Охладившись, вернулся к своей одежде и тут только поразился той грязи, которая была на пляже. Между крупной и мелкой галькой лежали огрызки яблок, косточки от персиков, пробки от бутылок, бумажные стаканчики, смятые и грязные, сплющенные банки из-под пива; а рядом с волноломом валялся одноразовый шприц — видимо, кто-то из наркоманов укололся здесь и не счел нужным даже выбросить его в урну. Все это создавало ощущение не пляжа, а помойки.
Федя не стал ложиться на гальку, погрелся под солнцем и решил снова сплавать за бон, вновь почувствовать удовольствие от скольжения по воде. Он пробежал по волнолому и прыгнул в море.

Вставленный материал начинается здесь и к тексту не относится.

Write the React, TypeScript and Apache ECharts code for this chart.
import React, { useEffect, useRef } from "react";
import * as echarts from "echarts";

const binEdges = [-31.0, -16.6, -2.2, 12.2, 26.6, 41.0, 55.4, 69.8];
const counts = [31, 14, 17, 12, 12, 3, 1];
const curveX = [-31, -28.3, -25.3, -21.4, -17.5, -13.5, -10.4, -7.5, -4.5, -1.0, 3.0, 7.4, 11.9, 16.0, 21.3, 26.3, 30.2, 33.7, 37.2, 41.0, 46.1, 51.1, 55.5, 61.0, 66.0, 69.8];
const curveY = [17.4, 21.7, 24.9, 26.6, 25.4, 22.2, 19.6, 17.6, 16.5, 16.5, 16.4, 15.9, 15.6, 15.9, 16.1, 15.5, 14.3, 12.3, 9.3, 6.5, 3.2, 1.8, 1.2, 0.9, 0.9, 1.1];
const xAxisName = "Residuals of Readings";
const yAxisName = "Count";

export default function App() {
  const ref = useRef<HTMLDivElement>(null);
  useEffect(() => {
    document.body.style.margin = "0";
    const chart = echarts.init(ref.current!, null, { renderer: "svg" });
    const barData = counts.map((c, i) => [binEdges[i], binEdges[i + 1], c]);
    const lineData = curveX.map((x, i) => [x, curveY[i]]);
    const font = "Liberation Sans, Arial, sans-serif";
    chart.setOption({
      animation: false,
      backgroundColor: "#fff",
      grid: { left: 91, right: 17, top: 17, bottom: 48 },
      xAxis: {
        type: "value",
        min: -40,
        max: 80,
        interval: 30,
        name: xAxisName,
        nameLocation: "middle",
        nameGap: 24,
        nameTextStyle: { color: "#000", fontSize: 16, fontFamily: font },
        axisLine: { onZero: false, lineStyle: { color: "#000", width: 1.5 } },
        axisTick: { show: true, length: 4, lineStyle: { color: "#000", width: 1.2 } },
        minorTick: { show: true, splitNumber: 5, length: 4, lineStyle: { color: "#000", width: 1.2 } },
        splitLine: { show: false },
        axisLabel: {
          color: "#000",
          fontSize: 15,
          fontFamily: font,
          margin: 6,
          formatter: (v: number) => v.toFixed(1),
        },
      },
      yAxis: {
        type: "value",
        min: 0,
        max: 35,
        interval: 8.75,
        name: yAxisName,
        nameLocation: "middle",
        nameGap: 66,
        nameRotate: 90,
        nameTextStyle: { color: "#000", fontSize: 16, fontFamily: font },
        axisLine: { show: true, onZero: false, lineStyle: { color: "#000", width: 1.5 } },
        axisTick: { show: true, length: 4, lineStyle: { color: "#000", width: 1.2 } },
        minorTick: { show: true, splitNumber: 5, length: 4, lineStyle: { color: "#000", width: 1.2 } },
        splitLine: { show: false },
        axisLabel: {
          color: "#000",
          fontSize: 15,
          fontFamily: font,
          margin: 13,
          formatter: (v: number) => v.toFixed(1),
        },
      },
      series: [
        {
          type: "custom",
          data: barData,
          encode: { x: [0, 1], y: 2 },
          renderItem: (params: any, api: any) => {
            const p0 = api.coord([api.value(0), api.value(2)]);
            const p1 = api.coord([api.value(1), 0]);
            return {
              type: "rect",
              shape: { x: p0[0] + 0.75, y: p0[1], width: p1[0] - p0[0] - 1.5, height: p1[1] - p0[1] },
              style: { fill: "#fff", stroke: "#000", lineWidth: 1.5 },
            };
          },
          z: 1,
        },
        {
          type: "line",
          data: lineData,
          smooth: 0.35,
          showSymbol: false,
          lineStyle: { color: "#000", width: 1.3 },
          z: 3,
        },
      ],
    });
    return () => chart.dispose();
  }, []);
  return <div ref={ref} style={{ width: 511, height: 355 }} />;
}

Нельзя дважды войти в одну реку, говорят философы. Нельзя дважды испытать одни и те же ощущения, будь они трижды приятны. Наслаждения, которое он испытал в первый раз от движения по воде, от покачивания на плавных длинных волнах, какие бывают только далеко от берега, на этот раз не было, сразу за боном гонялись друг за другом любители острых ощущений и быстрой езды. Гонки велись на маленьких катерах, прокат которых был на соседнем пляже. Большие валы от катеров накатывались один на другой и мешали плавать, несколько раз его захлестнуло с головой, и он решил вернуться.

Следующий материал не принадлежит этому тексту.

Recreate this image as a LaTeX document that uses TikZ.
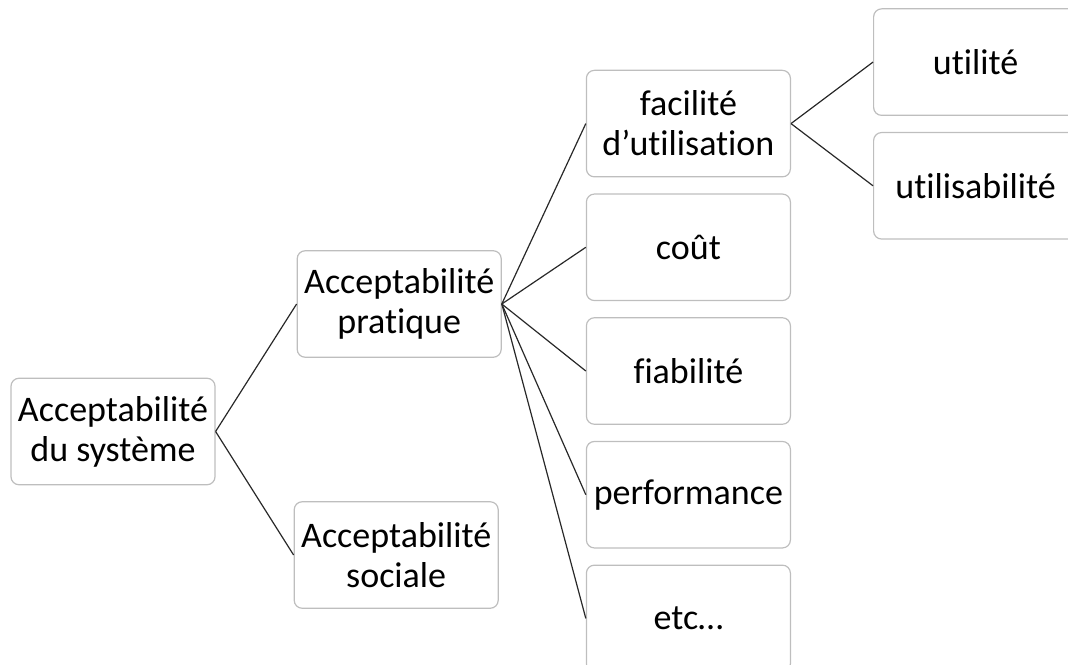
\documentclass[tikz,border=0pt]{standalone}
\usepackage{fontspec}
\setmainfont[Ligatures=CommonOff]{Carlito}
\usetikzlibrary{positioning}
\definecolor{boxgray}{RGB}{190,190,190}
\definecolor{linegray}{RGB}{40,40,40}

\begin{document}
\begin{tikzpicture}[%
    -,
    node distance=8pt,
    critere/.style={%
      rectangle,
      rounded corners=4pt,
      draw=boxgray,
      line width=0.6pt,
      minimum width=102pt,
      minimum height=53.25pt,
      inner sep=2pt,
      align=center,
      font=\fontsize{18}{20}\selectfont
    },
    lien/.style={%
      draw=linegray,
      line width=0.6pt
    }
  ]
    \useasboundingbox (-56.5pt,-116.25pt) rectangle (477.5pt,215.75pt);

    \node[critere] (sys)                                               {Acceptabilité\\du système};
    \node[critere] (prat) [right=40.5pt of sys,yshift=63.75pt]         {Acceptabilité\\pratique};
    \node[critere] (soc)  [right=39pt of sys,yshift=-61.75pt]          {Acceptabilité\\sociale};
    \node[critere] (fiab) [right=42pt of prat,yshift=-33.5pt]          {fiabilité};
    \node[critere] (cout) [above=of fiab]                              {coût};
    \node[critere] (fac)  [above=of cout]                              {facilité\\d’utilisation};
    \node[critere] (perf) [below=of fiab]                              {performance};
    \node[critere] (etc)  [below=of perf]                              {etc…};
    \node[critere] (util) [right=41pt of fac,yshift=30.75pt]           {utilité};
    \node[critere] (usab) [below=of util]                              {utilisabilité};

    \path (sys.east)  edge [lien] (prat.west)
          (sys.east)  edge [lien] (soc.west)
          (prat.east) edge [lien] (fac.west)
          (prat.east) edge [lien] (cout.west)
          (prat.east) edge [lien] (fiab.west)
          (prat.east) edge [lien] (perf.west)
          (prat.east) edge [lien] (etc.west)
          (fac.east)  edge [lien] (util.west)
          (fac.east)  edge [lien] (usab.west)
          ;
  \end{tikzpicture}
\end{document}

Бон Федя решил преодолеть на волне. Он дождался мощного вала, который подхватил его и понес на гребне через бетонную преграду. И все бы закончилось хорошо, если бы Федя не опустил ног и не коснулся бетона, поросшего ракушками. Боли он не почувствовал, но понял, что острые, как бритва, раковины, конечно же, порезали кожу.

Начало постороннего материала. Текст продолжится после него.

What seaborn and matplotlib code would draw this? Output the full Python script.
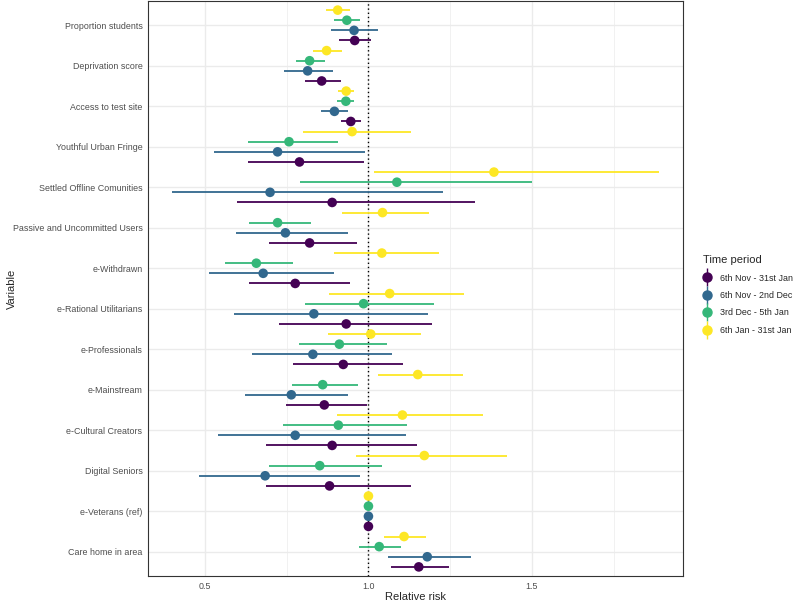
import numpy as np
import pandas as pd
import matplotlib.pyplot as plt
import seaborn as sns
from matplotlib.lines import Line2D
from matplotlib.legend_handler import HandlerTuple
from matplotlib.ticker import MultipleLocator

variables = ["Care home in area", "e-Veterans (ref)", "Digital Seniors", "e-Cultural Creators",
             "e-Mainstream", "e-Professionals", "e-Rational Utilitarians", "e-Withdrawn",
             "Passive and Uncommitted Users", "Settled Offline Comunities", "Youthful Urban Fringe",
             "Access to test site", "Deprivation score", "Proportion students"]
periods = ["6th Nov - 31st Jan", "6th Nov - 2nd Dec", "3rd Dec - 5th Jan", "6th Jan - 31st Jan"]

# relative risk with lower / upper interval, one list per period, same order as variables
rr_p1 = [1.154, 1.0, 0.881, 0.889, 0.865, 0.923, 0.932, 0.776, 0.820, 0.889, 0.789, 0.946, 0.857, 0.958]
lo_p1 = [1.068, 1.0, 0.686, 0.688, 0.748, 0.770, 0.726, 0.635, 0.697, 0.599, 0.633, 0.915, 0.805, 0.909]
hi_p1 = [1.245, 1.0, 1.131, 1.150, 0.997, 1.106, 1.194, 0.944, 0.965, 1.326, 0.986, 0.978, 0.915, 1.009]

rr_p2 = [1.180, 1.0, 0.684, 0.776, 0.764, 0.830, 0.833, 0.678, 0.746, 0.699, 0.722, 0.896, 0.814, 0.956]
lo_p2 = [1.060, 1.0, 0.481, 0.539, 0.623, 0.643, 0.588, 0.513, 0.594, 0.400, 0.529, 0.855, 0.743, 0.887]
hi_p2 = [1.314, 1.0, 0.973, 1.116, 0.938, 1.072, 1.183, 0.896, 0.938, 1.229, 0.988, 0.939, 0.892, 1.030]

rr_p3 = [1.033, 1.0, 0.851, 0.908, 0.860, 0.911, 0.985, 0.657, 0.722, 1.087, 0.757, 0.931, 0.820, 0.934]
lo_p3 = [0.970, 1.0, 0.697, 0.738, 0.765, 0.787, 0.807, 0.560, 0.635, 0.790, 0.633, 0.905, 0.778, 0.895]
hi_p3 = [1.099, 1.0, 1.043, 1.118, 0.967, 1.057, 1.202, 0.769, 0.823, 1.500, 0.906, 0.957, 0.866, 0.975]

rr_p4 = [1.109, 1.0, 1.171, 1.104, 1.151, 1.007, 1.065, 1.041, 1.043, 1.384, 0.950, 0.932, 0.872, 0.906]
lo_p4 = [1.047, 1.0, 0.963, 0.903, 1.028, 0.875, 0.878, 0.894, 0.920, 1.016, 0.799, 0.907, 0.829, 0.869]
hi_p4 = [1.177, 1.0, 1.424, 1.350, 1.289, 1.161, 1.293, 1.216, 1.184, 1.888, 1.131, 0.957, 0.920, 0.944]

rows = []
for p, rr, lo, hi in zip(periods, [rr_p1, rr_p2, rr_p3, rr_p4], [lo_p1, lo_p2, lo_p3, lo_p4],
                         [hi_p1, hi_p2, hi_p3, hi_p4]):
    for v, a, b, c in zip(variables, rr, lo, hi):
        rows.append({"variable": v, "period": p, "rr": a, "lo": b, "hi": c})
df = pd.DataFrame(rows)

# dodge like ggplot position_dodge(width = 1)
n = len(periods)
offsets = {p: (i - (n - 1) / 2) / n for i, p in enumerate(periods)}
df["ypos"] = df["variable"].map({v: i for i, v in enumerate(variables)}) + df["period"].map(offsets)

colors = sns.color_palette("viridis", as_cmap=True)(np.linspace(0, 1, n))
pal = dict(zip(periods, colors))

sns.set_style("white")
plt.rcParams["font.family"] = ["Liberation Sans", "DejaVu Sans"]

fig = plt.figure(figsize=(7.96, 6.02), dpi=100)
ax = fig.add_axes([148 / 796, 26 / 602, (683 - 148) / 796, (601 - 26) / 602])

# grid
ax.xaxis.set_minor_locator(MultipleLocator(0.25))
ax.grid(which="major", color="#EBEBEB", linewidth=1.0, zorder=0)
ax.grid(which="minor", axis="x", color="#EBEBEB", linewidth=0.5, zorder=0)
ax.set_axisbelow(True)

ax.axvline(1.0, color="black", linestyle=(0, (1, 2)), linewidth=1.0, zorder=1)

for p in periods:
    d = df[df["period"] == p]
    ax.hlines(d["ypos"], d["lo"], d["hi"], color=pal[p], linewidth=1.3, zorder=2)

sns.scatterplot(data=df, x="rr", y="ypos", hue="period", palette=pal, hue_order=periods,
                s=48, edgecolor="none", legend=False, ax=ax, zorder=3)

span = df["hi"].max() - df["lo"].min()
ax.set_xlim(df["lo"].min() - 0.05 * span, df["hi"].max() + 0.05 * span)
ax.set_ylim(-0.6, len(variables) - 0.4)
ax.set_xticks([0.5, 1.0, 1.5])
ax.set_xticklabels(["0.5", "1.0", "1.5"])
ax.set_yticks(range(len(variables)))
ax.set_yticklabels(variables)
ax.tick_params(axis="both", which="major", length=2.5, width=0.8, color="#333333",
               labelsize=6.4, labelcolor="#4D4D4D", pad=1.5)
ax.tick_params(axis="x", which="minor", length=0)
for s in ax.spines.values():
    s.set_color("#333333")
    s.set_linewidth(0.8)

ax.set_xlabel("Relative risk", fontsize=8, va="center")
ax.set_ylabel("Variable", fontsize=8, va="center")
ax.xaxis.set_label_coords(0.5, -0.036)
ax.yaxis.set_label_coords(-0.255, 0.5)

# pointrange style keys: vertical bar with a dot on top
handles = [(Line2D([], [], color=pal[p], marker="|", markersize=13, markeredgewidth=1.0, linestyle="none"),
            Line2D([], [], color=pal[p], marker="o", markersize=6.5, linestyle="none"))
           for p in periods]
leg = fig.legend(handles, periods, handler_map={tuple: HandlerTuple(ndivide=1)},
                 loc="center left", bbox_to_anchor=(695 / 796, 0.51), frameon=False,
                 title="Time period", fontsize=6.4, title_fontsize=8, handlelength=1.0,
                 handletextpad=0.9, labelspacing=0.95, alignment="left")

fig.savefig("out.png", dpi=100)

«Вот незадача, и это в тот момент, когда все так хорошо складывается», — подумал он.
На берегу ранки стали кровоточить.
— Окуните их в морскую воду и посушите на солнце, — сказала какая-то женщина, проходя мимо.
Он так и сделал, и через несколько минут кровь свернулась.
Покончив с лечением, он вернулся к своей одежде и понял: этот пляж ему не придется разбивать на участки, не придется наблюдать за входом и выходом, поскольку входа и выхода не было, не надо будет выделять женщин от двадцати до тридцати пяти. Все эти операции стали не нужны, как становятся не нужными лестницы тем, кто взобрался на крышу и уже не собирается спускаться тем же путем, и все потому, что он увидел ее.